Recently, the House passed House File 631 by a vote of 91-7. The bill establishes a new chapter in Iowa Code entitled the Iowa First-Time Homebuyer Savings Account Act and is an effort to try to incentivize young people to save and plan for the single biggest purchase of their life — their first home.

Specifically, the bill provides for the establishment of a first-time homebuyer savings account. The account holder must be a resident of Iowa. An account can be established individually or jointly with a spouse so long as both individuals are first-time homebuyers. The bill requires that the account be an interest-bearing account.

House File 631 also spells out the use and administration by the account holder. It states the account holder shall use the money for eligible costs related to the purchase of a residence within 10 years following establishment of the account and shall not contribute to the account for longer than 10 years.

There is no limitation on the amount of contributions that may be made to or retained in the account. The burden of proving that a withdrawal from an account was made for eligible costs is upon the account holder. The bill also provides that a person who knowingly prepares false statements associated with an account is guilty of a serious misdemeanor.

Additionally, the bill provides for an Iowa income tax deduction of up to $3,000/year per individual ($6,000 for married couples) for contributions to that individual’s first-time homebuyer savings account.

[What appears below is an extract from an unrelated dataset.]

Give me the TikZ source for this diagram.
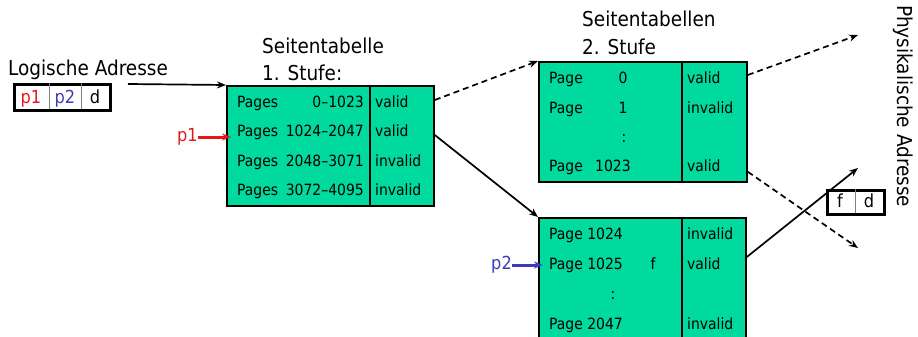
\documentclass[tikz,border=0pt]{standalone}
\usepackage{fontspec}
\setmainfont{DejaVu Sans Condensed}
\usetikzlibrary{arrows.meta}
\definecolor{tabgreen}{RGB}{0,218,158}
\definecolor{pred}{RGB}{225,25,25}
\definecolor{pblue}{RGB}{60,60,185}
\begin{document}
\begin{tikzpicture}
[x=1pt,y=-1pt,
every node/.style={inner sep=0pt,font=\fontsize{15.5}{18}\selectfont},
big/.style={font=\fontsize{20.5}{24}\selectfont},
mid/.style={font=\fontsize{18}{22}\selectfont},
pagetab/.style={draw,fill=tabgreen,line width=1.8pt,anchor=north west},
addrbox/.style={draw,line width=3.2pt,anchor=north west},
link/.style={-{Stealth[length=9pt,width=7pt]},line width=1.7pt},
dlink/.style={link,dash pattern=on 6pt off 4pt}]
\useasboundingbox (0,0) rectangle (918,337);

% logische Adresse
\node[big,anchor=base west] (lalabel) at (8,75) {Logische Adresse};
\node[addrbox,minimum width=96pt,minimum height=26pt] (addr) at (13,83) {};
\draw[gray,line width=0.7pt] (49,83) -- (49,109) (81,83) -- (81,109);
\node[mid,anchor=base,text=pred] (ap1) at (31,103) {p1};
\node[mid,anchor=base,text=pblue] (ap2) at (65,103) {p2};
\node[mid,anchor=base] (ad) at (95,103) {d};
\coordinate (lastart) at (128,84);

% Seitentabelle 1. Stufe
\node[big,anchor=base west] (t1head) at (262,53) {Seitentabelle};
\node[big,anchor=base west] (t1stufe) at (262,81) {1. Stufe:};
\node[pagetab,minimum width=207pt,minimum height=120pt] (t1) at (226,85) {};
\draw[line width=1.8pt] (370,85) -- (370,205);
\foreach \y/\range/\flag [count=\i] in
  {107/0–1023/valid, 136.5/1024–2047/valid,
   166/2048–3071/invalid, 195.5/3072–4095/invalid}{
  \node[anchor=base west] (t1p\i) at (237,\y) {Pages};
  \node[anchor=base east] (t1r\i) at (364,\y) {\range};
  \node[anchor=base west] (t1v\i) at (375,\y) {\flag};
}

% p1
\node[mid,text=pred,anchor=east] (p1) at (198,137) {p1};
\coordinate (p1in) at (231,137);

% Seitentabellen 2. Stufe
\node[big,anchor=base west] (t2head) at (582,27) {Seitentabellen};
\node[big,anchor=base west] (t2stufe) at (582,55) {2. Stufe};

\node[pagetab,minimum width=208pt,minimum height=120pt] (t2a) at (538,61) {};
\draw[line width=1.8pt] (682,61) -- (682,181);
\node[anchor=base west] (t2ap1) at (549,83) {Page};
\node[anchor=base] (t2an1) at (623,83) {0};
\node[anchor=base west] (t2av1) at (687,83) {valid};
\node[anchor=base west] (t2ap2) at (549,113) {Page};
\node[anchor=base] (t2an2) at (623,113) {1};
\node[anchor=base west] (t2av2) at (687,113) {invalid};
\node[anchor=base] (t2adots) at (624,142) {:};
\node[anchor=base west] (t2ap4) at (549,171) {Page};
\node[anchor=base west] (t2an4) at (595,171) {1023};
\node[anchor=base west] (t2av4) at (687,171) {valid};

\node[pagetab,minimum width=207pt,minimum height=124pt] (t2b) at (538,217) {};
\draw[line width=1.8pt] (682,217) -- (682,341);
\node[anchor=base west] (t2bp1) at (549,239) {Page 1024};
\node[anchor=base west] (t2bv1) at (687,239) {invalid};
\node[anchor=base west] (t2bp2) at (549,269) {Page 1025};
\node[anchor=base] (t2bf) at (653,269) {f};
\node[anchor=base west] (t2bv2) at (687,269) {valid};
\node[anchor=base] (t2bdots) at (613,299) {:};
\node[anchor=base west] (t2bp4) at (549,329) {Page 2047};
\node[anchor=base west] (t2bv4) at (687,329) {invalid};

% p2
\node[mid,text=pblue,anchor=east] (p2) at (512,265) {p2};
\coordinate (p2in) at (543,265);

% physikalische Adresse
\node[addrbox,minimum width=57pt,minimum height=24pt] (phys) at (826,189) {};
\draw[gray,line width=0.7pt] (855,189) -- (855,213);
\node[mid,anchor=base] (pf) at (840,207) {f};
\node[mid,anchor=base] (pd) at (869,207) {d};
\node[big,rotate=-90,anchor=west] (physlabel) at (903,5) {Physikalische Adresse};
\coordinate (out1) at (858,35);
\coordinate (out2) at (858,168);
\coordinate (out3) at (858,248);

% Verbindungen
\draw[link] (lastart) -- (t1.north west);
\draw[link,pred,line width=3pt] (p1) -- (p1in);
\draw[link,pblue,line width=3pt] (p2) -- (p2in);
\draw[dlink] ([yshift=-15pt]t1.north east) -- (t2a.north west);
\draw[link] ([yshift=-50pt]t1.north east) -- (t2b.north west);
\draw[dlink] ([yshift=-14pt]t2a.north east) -- (out1);
\draw[dlink] ([yshift=11pt]t2a.south east) -- (out3);
\draw[link] ([yshift=-40pt]t2b.north east) -- (out2);
\end{tikzpicture}
\end{document}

Amounts exceeding that limit can be carried forward for deductions in subsequent tax years (but still keeping the annual deduction limitations). No deductions can be taken after the 10 year life span of an account has expired. (Maximum deduction for an account is $30,000/$60,000).

As another tax incentive, House File 631 also provides that the income from interest and earnings on a first-time homebuyer savings account is exempt from income tax.

Finally, the bill spells out some penalties. For instance, if a withdrawal is made for a purpose other than an eligible cost, an account holder will have to add all of the tax deductions they previously took back into their taxable income.

Additionally, if a withdrawal for a purpose other than an eligible cost is made on a day other than the last business day of the calendar year — such a withdrawal shall also be assessed a penalty of 10 percent of the amount of the withdrawal.

The House continues to look for ways to encourage young people put down roots in Iowa. Buying a home is a huge purchase — one that takes careful planning and considerable saving. With the tax incentives in House File 631, House Republicans hope that more young people will make Iowa their permanent home. The bill now moves to the Senate for further consideration.